__Job__: All the entries need to be quoted exactly, apart from the pictures, which you should drop.

[Start Provided entries]

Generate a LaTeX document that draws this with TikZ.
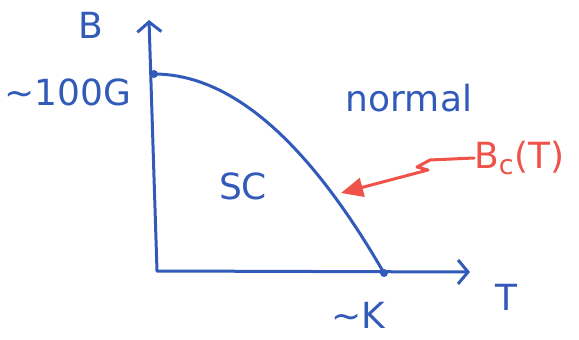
\documentclass[tikz,border=0pt]{standalone}
\usepackage{fontspec}
\setsansfont{DejaVu Sans}
\usetikzlibrary{arrows.meta,positioning,calc}
\definecolor{penblue}{RGB}{50,90,185}
\definecolor{penred}{RGB}{238,82,72}
\tikzset{AXIS/.style={penblue, line width=3pt, line cap=round, -{Straight Barb[length=10pt,width=24pt,line width=3pt]}}}
\tikzset{PEN/.style={penblue, line width=3pt, line cap=round}}
\tikzset{LABEL/.style={penblue, font=\sffamily\fontsize{36}{40}\selectfont, inner sep=0pt}}

\begin{document}
\begin{tikzpicture}[x=1pt, y=-1pt]
    \useasboundingbox (0,0) rectangle (579,340);

    \coordinate (origin) at (157,271);
    \coordinate (b_end) at (149,20);
    \coordinate (t_end) at (470,272);
    \coordinate (b_max) at (154,74);
    \coordinate (t_c) at (384,273);

    \draw[AXIS] (origin) -- (b_end);
    \draw[AXIS] (origin) -- (t_end);

    % critical field curve
    \draw[PEN, domain=0:1, samples=40] plot ({154+230*\x},{74+199*\x*\x});
    \fill[penblue] (b_max) circle (4pt);
    \fill[penblue] (t_c) circle (4pt);

    \node[LABEL] (l_b) at (91,25) {B};
    \node[LABEL] (l_bmax) at (68,92) {\textasciitilde100G};
    \node[LABEL] (l_t) at (506,297) {T};
    \node[LABEL] (l_tc) at (358,315) {\textasciitilde K};
    \node[LABEL] (l_normal) at (409,98) {normal};
    \node[LABEL] (l_sc) at (243,186) {SC};
    \node[LABEL, penred, anchor=west] (l_bc) at (474,158) {B\textsubscript{\fontsize{27}{30}\selectfont c}(T)};

    \coordinate (bc_tip) at (341,193);
    \draw[penred, line width=3pt, line cap=round, line join=round, -{Triangle[length=22pt,width=19pt]}]
        (l_bc.west) -- (430,160) -- (417,167) -- (428,170) -- (bc_tip);
\end{tikzpicture}
\end{document}
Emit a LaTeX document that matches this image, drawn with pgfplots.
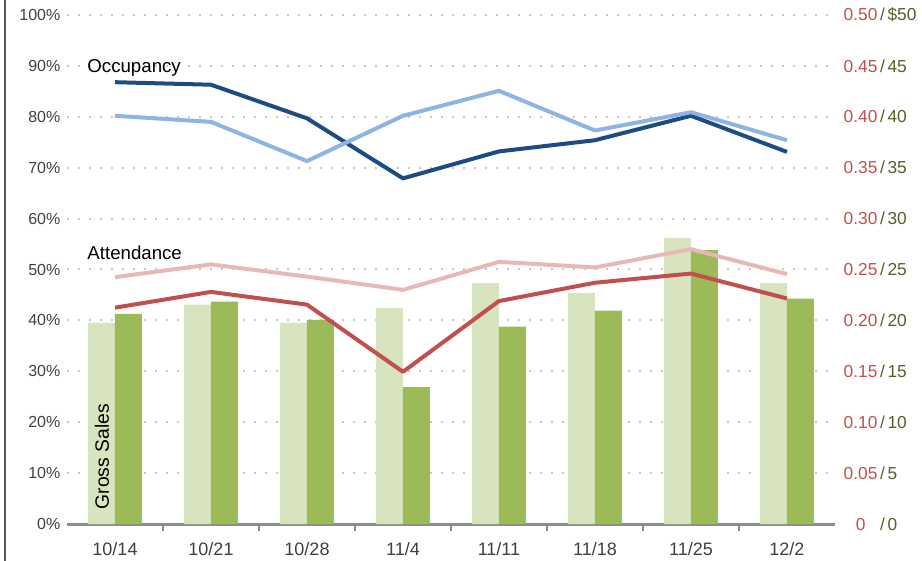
\documentclass[border=0pt]{standalone}
\usepackage{pgfplots}
\pgfplotsset{compat=1.18}
\usepackage{pgfplotstable}
\usepackage{fontspec}
\setmainfont{Liberation Sans}

\definecolor{navy}{HTML}{1C4C82}
\definecolor{lblue}{HTML}{8DB4E2}
\definecolor{pinkl}{HTML}{E6B9B8}
\definecolor{redl}{HTML}{C0504D}
\definecolor{lgreen}{HTML}{D7E4BD}
\definecolor{dgreen}{HTML}{9BBB59}
\definecolor{tickgray}{HTML}{404040}
\definecolor{axgray}{HTML}{8C8C8C}
\definecolor{gridgray}{HTML}{C8C8C8}
\definecolor{rtred}{HTML}{C0504D}
\definecolor{rtgreen}{HTML}{4F6228}

% right-hand labels: ratio / dollars
\newcommand{\rl}[2]{\makebox[1.946em][c]{\color{rtred}#1}\hspace{2pt}{\color{rtgreen}/\hspace{2pt}#2}}

\pgfplotstableread{
x light dark occ occb att attb
0 39.5 41.3 86.8 80.2 48.5 42.5
1 43.1 43.7 86.3 79.0 51.0 45.6
2 39.5 40.1 79.7 71.3 48.6 43.1
3 42.4 26.9 67.9 80.2 46.0 29.9
4 47.3 38.8 73.2 85.1 51.5 43.8
5 45.4 41.9 75.4 77.3 50.4 47.4
6 56.2 53.8 80.2 80.9 54.0 49.2
7 47.3 44.3 73.1 75.4 49.1 44.3
}\weekly

\begin{document}
\begin{tikzpicture}
\begin{axis}[
  scale only axis,
  width=576pt, height=381.75pt,
  xmin=-0.5, xmax=7.5, ymin=0, ymax=100,
  axis x line*=bottom, axis y line*=left,
  x axis line style={draw=axgray, line width=2.25pt, -},
  y axis line style={draw=none},
  xtick={0.5,1.5,...,6.5}, xticklabels={},
  xtick align=outside, major tick length=5.5pt,
  xtick style={draw=axgray, line width=1.5pt},
  extra x ticks={0,...,7},
  extra x tick labels={10/14,10/21,10/28,11/4,11/11,11/18,11/25,12/2},
  extra x tick style={major tick length=0pt, xtick style={draw=none},
    xticklabel style={yshift=-10pt}},
  xticklabel style={text=tickgray, font=\fontsize{13.5}{15}\selectfont},
  ytick={0,10,...,100},
  yticklabels={0\%,10\%,20\%,30\%,40\%,50\%,60\%,70\%,80\%,90\%,100\%},
  ytick style={draw=none},
  yticklabel style={text=tickgray, font=\fontsize{12}{14}\selectfont, xshift=-1.5pt},
  ymajorgrids,
  grid style={draw=gridgray, line width=1.5pt, dash pattern=on 1.5pt off 6.75pt},
  clip=false,
]
\addplot[ybar, bar width=0.28, bar shift=-0.14, fill=lgreen, draw=none] table[x=x, y=light] {\weekly};
\addplot[ybar, bar width=0.28, bar shift=0.14, fill=dgreen, draw=none] table[x=x, y=dark] {\weekly};
\addplot[navy, line width=3pt, line join=round] table[x=x, y=occ] {\weekly};
\addplot[lblue, line width=3pt, line join=round] table[x=x, y=occb] {\weekly};
\addplot[redl, line width=3pt, line join=round] table[x=x, y=attb] {\weekly};
\addplot[pinkl, line width=3pt, line join=round] table[x=x, y=att] {\weekly};
\node[anchor=west, inner sep=0pt, font=\fontsize{14}{16}\selectfont] at (axis cs:-0.29,89.6) {Occupancy};
\node[anchor=west, inner sep=0pt, font=\fontsize{14}{16}\selectfont] at (axis cs:-0.29,53.2) {Attendance};
\node[rotate=90, inner sep=0pt, font=\fontsize{14.5}{16}\selectfont] at (axis cs:-0.135,13.2) {Gross Sales};
\end{axis}
\begin{axis}[
  scale only axis,
  width=576pt, height=381.75pt,
  xmin=-0.5, xmax=7.5, ymin=0, ymax=100,
  axis x line=none, axis y line*=right,
  y axis line style={draw=none},
  ytick={0,10,...,100},
  yticklabels={\rl{0}{0},\rl{0.05}{5},\rl{0.10}{10},\rl{0.15}{15},\rl{0.20}{20},\rl{0.25}{25},\rl{0.30}{30},\rl{0.35}{35},\rl{0.40}{40},\rl{0.45}{45},\rl{0.50}{\$50}},
  ytick style={draw=none},
  yticklabel style={anchor=west, font=\fontsize{13}{15}\selectfont, xshift=3pt},
]
\end{axis}
\draw[draw=black!65, line width=1.5pt] ([shift={(-46.5pt,-27.75pt)}]current axis.south west) -- ++(0,420.75pt);
\pgfresetboundingbox
\path ([shift={(-50.25pt,-27.75pt)}]current axis.south west) rectangle ++(691.5pt,420.75pt);
\end{tikzpicture}
\end{document}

[End Provided entries]

__The solution__:
Generate a LaTeX document that draws this with TikZ.
\documentclass[tikz,border=0pt]{standalone}
\usepackage{fontspec}
\setsansfont{DejaVu Sans}
\usetikzlibrary{arrows.meta,positioning,calc}
\definecolor{penblue}{RGB}{50,90,185}
\definecolor{penred}{RGB}{238,82,72}
\tikzset{AXIS/.style={penblue, line width=3pt, line cap=round, -{Straight Barb[length=10pt,width=24pt,line width=3pt]}}}
\tikzset{PEN/.style={penblue, line width=3pt, line cap=round}}
\tikzset{LABEL/.style={penblue, font=\sffamily\fontsize{36}{40}\selectfont, inner sep=0pt}}

\begin{document}
\begin{tikzpicture}[x=1pt, y=-1pt]
    \useasboundingbox (0,0) rectangle (579,340);

    \coordinate (origin) at (157,271);
    \coordinate (b_end) at (149,20);
    \coordinate (t_end) at (470,272);
    \coordinate (b_max) at (154,74);
    \coordinate (t_c) at (384,273);

    \draw[AXIS] (origin) -- (b_end);
    \draw[AXIS] (origin) -- (t_end);

    % critical field curve
    \draw[PEN, domain=0:1, samples=40] plot ({154+230*\x},{74+199*\x*\x});
    \fill[penblue] (b_max) circle (4pt);
    \fill[penblue] (t_c) circle (4pt);

    \node[LABEL] (l_b) at (91,25) {B};
    \node[LABEL] (l_bmax) at (68,92) {\textasciitilde100G};
    \node[LABEL] (l_t) at (506,297) {T};
    \node[LABEL] (l_tc) at (358,315) {\textasciitilde K};
    \node[LABEL] (l_normal) at (409,98) {normal};
    \node[LABEL] (l_sc) at (243,186) {SC};
    \node[LABEL, penred, anchor=west] (l_bc) at (474,158) {B\textsubscript{\fontsize{27}{30}\selectfont c}(T)};

    \coordinate (bc_tip) at (341,193);
    \draw[penred, line width=3pt, line cap=round, line join=round, -{Triangle[length=22pt,width=19pt]}]
        (l_bc.west) -- (430,160) -- (417,167) -- (428,170) -- (bc_tip);
\end{tikzpicture}
\end{document}
Emit a LaTeX document that matches this image, drawn with pgfplots.
\documentclass[border=0pt]{standalone}
\usepackage{pgfplots}
\pgfplotsset{compat=1.18}
\usepackage{pgfplotstable}
\usepackage{fontspec}
\setmainfont{Liberation Sans}

\definecolor{navy}{HTML}{1C4C82}
\definecolor{lblue}{HTML}{8DB4E2}
\definecolor{pinkl}{HTML}{E6B9B8}
\definecolor{redl}{HTML}{C0504D}
\definecolor{lgreen}{HTML}{D7E4BD}
\definecolor{dgreen}{HTML}{9BBB59}
\definecolor{tickgray}{HTML}{404040}
\definecolor{axgray}{HTML}{8C8C8C}
\definecolor{gridgray}{HTML}{C8C8C8}
\definecolor{rtred}{HTML}{C0504D}
\definecolor{rtgreen}{HTML}{4F6228}

% right-hand labels: ratio / dollars
\newcommand{\rl}[2]{\makebox[1.946em][c]{\color{rtred}#1}\hspace{2pt}{\color{rtgreen}/\hspace{2pt}#2}}

\pgfplotstableread{
x light dark occ occb att attb
0 39.5 41.3 86.8 80.2 48.5 42.5
1 43.1 43.7 86.3 79.0 51.0 45.6
2 39.5 40.1 79.7 71.3 48.6 43.1
3 42.4 26.9 67.9 80.2 46.0 29.9
4 47.3 38.8 73.2 85.1 51.5 43.8
5 45.4 41.9 75.4 77.3 50.4 47.4
6 56.2 53.8 80.2 80.9 54.0 49.2
7 47.3 44.3 73.1 75.4 49.1 44.3
}\weekly

\begin{document}
\begin{tikzpicture}
\begin{axis}[
  scale only axis,
  width=576pt, height=381.75pt,
  xmin=-0.5, xmax=7.5, ymin=0, ymax=100,
  axis x line*=bottom, axis y line*=left,
  x axis line style={draw=axgray, line width=2.25pt, -},
  y axis line style={draw=none},
  xtick={0.5,1.5,...,6.5}, xticklabels={},
  xtick align=outside, major tick length=5.5pt,
  xtick style={draw=axgray, line width=1.5pt},
  extra x ticks={0,...,7},
  extra x tick labels={10/14,10/21,10/28,11/4,11/11,11/18,11/25,12/2},
  extra x tick style={major tick length=0pt, xtick style={draw=none},
    xticklabel style={yshift=-10pt}},
  xticklabel style={text=tickgray, font=\fontsize{13.5}{15}\selectfont},
  ytick={0,10,...,100},
  yticklabels={0\%,10\%,20\%,30\%,40\%,50\%,60\%,70\%,80\%,90\%,100\%},
  ytick style={draw=none},
  yticklabel style={text=tickgray, font=\fontsize{12}{14}\selectfont, xshift=-1.5pt},
  ymajorgrids,
  grid style={draw=gridgray, line width=1.5pt, dash pattern=on 1.5pt off 6.75pt},
  clip=false,
]
\addplot[ybar, bar width=0.28, bar shift=-0.14, fill=lgreen, draw=none] table[x=x, y=light] {\weekly};
\addplot[ybar, bar width=0.28, bar shift=0.14, fill=dgreen, draw=none] table[x=x, y=dark] {\weekly};
\addplot[navy, line width=3pt, line join=round] table[x=x, y=occ] {\weekly};
\addplot[lblue, line width=3pt, line join=round] table[x=x, y=occb] {\weekly};
\addplot[redl, line width=3pt, line join=round] table[x=x, y=attb] {\weekly};
\addplot[pinkl, line width=3pt, line join=round] table[x=x, y=att] {\weekly};
\node[anchor=west, inner sep=0pt, font=\fontsize{14}{16}\selectfont] at (axis cs:-0.29,89.6) {Occupancy};
\node[anchor=west, inner sep=0pt, font=\fontsize{14}{16}\selectfont] at (axis cs:-0.29,53.2) {Attendance};
\node[rotate=90, inner sep=0pt, font=\fontsize{14.5}{16}\selectfont] at (axis cs:-0.135,13.2) {Gross Sales};
\end{axis}
\begin{axis}[
  scale only axis,
  width=576pt, height=381.75pt,
  xmin=-0.5, xmax=7.5, ymin=0, ymax=100,
  axis x line=none, axis y line*=right,
  y axis line style={draw=none},
  ytick={0,10,...,100},
  yticklabels={\rl{0}{0},\rl{0.05}{5},\rl{0.10}{10},\rl{0.15}{15},\rl{0.20}{20},\rl{0.25}{25},\rl{0.30}{30},\rl{0.35}{35},\rl{0.40}{40},\rl{0.45}{45},\rl{0.50}{\$50}},
  ytick style={draw=none},
  yticklabel style={anchor=west, font=\fontsize{13}{15}\selectfont, xshift=3pt},
]
\end{axis}
\draw[draw=black!65, line width=1.5pt] ([shift={(-46.5pt,-27.75pt)}]current axis.south west) -- ++(0,420.75pt);
\pgfresetboundingbox
\path ([shift={(-50.25pt,-27.75pt)}]current axis.south west) rectangle ++(691.5pt,420.75pt);
\end{tikzpicture}
\end{document}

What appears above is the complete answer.